◆ **Provided records**:
--*--

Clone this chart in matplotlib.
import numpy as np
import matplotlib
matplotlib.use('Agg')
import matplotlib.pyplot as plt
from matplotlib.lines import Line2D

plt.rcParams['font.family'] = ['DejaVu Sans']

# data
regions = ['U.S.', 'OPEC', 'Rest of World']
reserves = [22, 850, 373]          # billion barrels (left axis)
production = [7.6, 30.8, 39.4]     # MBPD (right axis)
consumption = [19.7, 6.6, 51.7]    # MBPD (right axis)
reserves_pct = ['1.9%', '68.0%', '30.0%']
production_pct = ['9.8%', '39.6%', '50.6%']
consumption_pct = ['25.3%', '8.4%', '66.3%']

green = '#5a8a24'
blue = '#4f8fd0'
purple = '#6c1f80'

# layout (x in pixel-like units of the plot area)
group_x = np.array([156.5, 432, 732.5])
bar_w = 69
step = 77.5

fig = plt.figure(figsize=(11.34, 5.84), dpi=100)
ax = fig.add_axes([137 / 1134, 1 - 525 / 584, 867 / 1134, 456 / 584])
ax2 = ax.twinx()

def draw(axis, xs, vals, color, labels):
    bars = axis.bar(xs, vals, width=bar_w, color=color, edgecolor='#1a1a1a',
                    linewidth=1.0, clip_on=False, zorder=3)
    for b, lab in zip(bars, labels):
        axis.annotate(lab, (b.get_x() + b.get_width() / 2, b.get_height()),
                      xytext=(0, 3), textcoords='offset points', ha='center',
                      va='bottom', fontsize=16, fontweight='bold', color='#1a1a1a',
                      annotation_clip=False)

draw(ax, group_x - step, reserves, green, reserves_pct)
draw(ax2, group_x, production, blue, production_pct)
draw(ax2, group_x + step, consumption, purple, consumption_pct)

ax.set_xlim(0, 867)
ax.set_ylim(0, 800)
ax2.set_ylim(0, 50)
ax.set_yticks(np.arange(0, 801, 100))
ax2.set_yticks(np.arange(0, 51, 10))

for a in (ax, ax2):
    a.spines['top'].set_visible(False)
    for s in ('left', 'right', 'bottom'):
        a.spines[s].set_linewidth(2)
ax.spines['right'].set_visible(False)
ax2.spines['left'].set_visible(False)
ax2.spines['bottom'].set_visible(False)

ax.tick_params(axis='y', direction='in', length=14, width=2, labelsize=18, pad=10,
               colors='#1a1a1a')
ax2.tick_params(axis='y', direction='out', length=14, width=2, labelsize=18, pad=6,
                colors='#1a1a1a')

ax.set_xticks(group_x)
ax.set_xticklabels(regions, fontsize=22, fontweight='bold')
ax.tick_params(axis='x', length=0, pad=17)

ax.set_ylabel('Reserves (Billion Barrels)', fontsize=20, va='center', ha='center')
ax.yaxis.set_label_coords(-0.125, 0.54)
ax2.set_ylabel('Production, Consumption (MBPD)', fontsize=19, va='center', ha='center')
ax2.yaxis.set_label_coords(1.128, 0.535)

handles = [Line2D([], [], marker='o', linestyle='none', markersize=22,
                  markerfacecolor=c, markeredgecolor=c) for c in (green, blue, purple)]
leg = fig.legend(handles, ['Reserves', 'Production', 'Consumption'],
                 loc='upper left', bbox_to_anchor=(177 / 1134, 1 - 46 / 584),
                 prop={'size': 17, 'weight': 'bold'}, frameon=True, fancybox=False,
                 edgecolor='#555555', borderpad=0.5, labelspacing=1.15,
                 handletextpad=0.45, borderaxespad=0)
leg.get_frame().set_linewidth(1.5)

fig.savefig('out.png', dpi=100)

--*--

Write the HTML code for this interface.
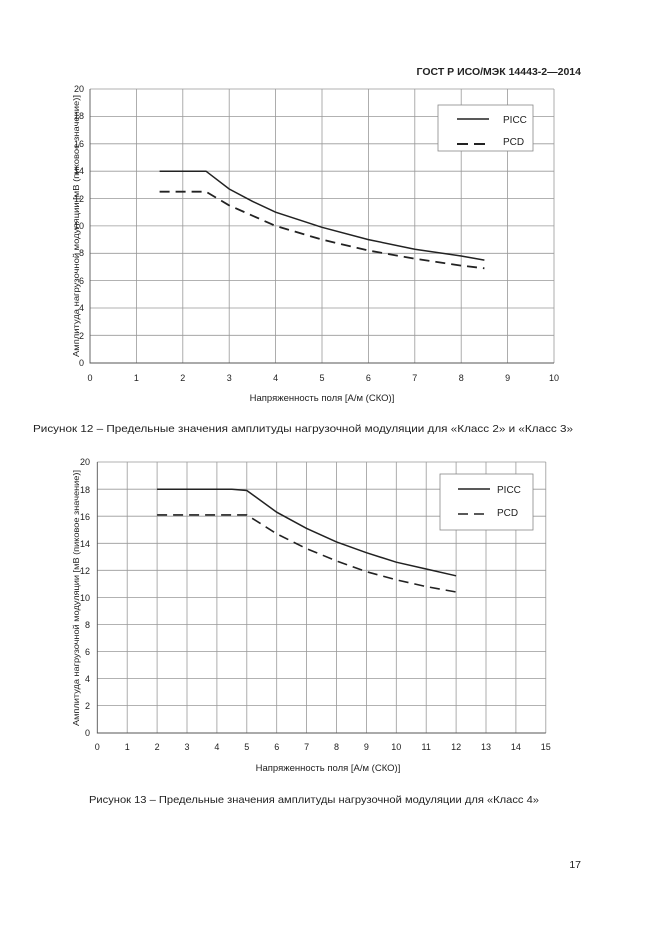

--*--

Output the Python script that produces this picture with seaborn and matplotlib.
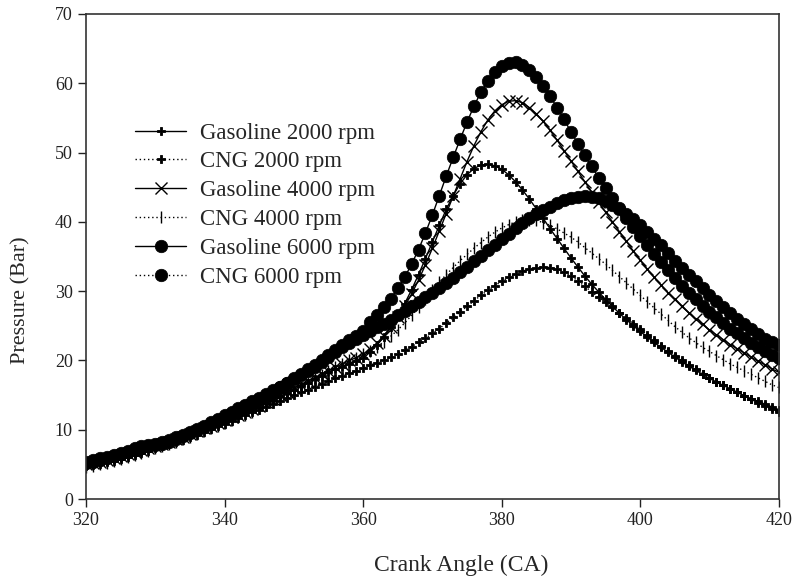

--*--

In the listing above, find the line containing "Clone this chart in matplotlib." and the line containing "plt.rcParams['font.family'] = ['DejaVu Sans']", then quote both, plus every line between them, exactly as written.

◆ **The reply**:
Clone this chart in matplotlib.
import numpy as np
import matplotlib
matplotlib.use('Agg')
import matplotlib.pyplot as plt
from matplotlib.lines import Line2D

plt.rcParams['font.family'] = ['DejaVu Sans']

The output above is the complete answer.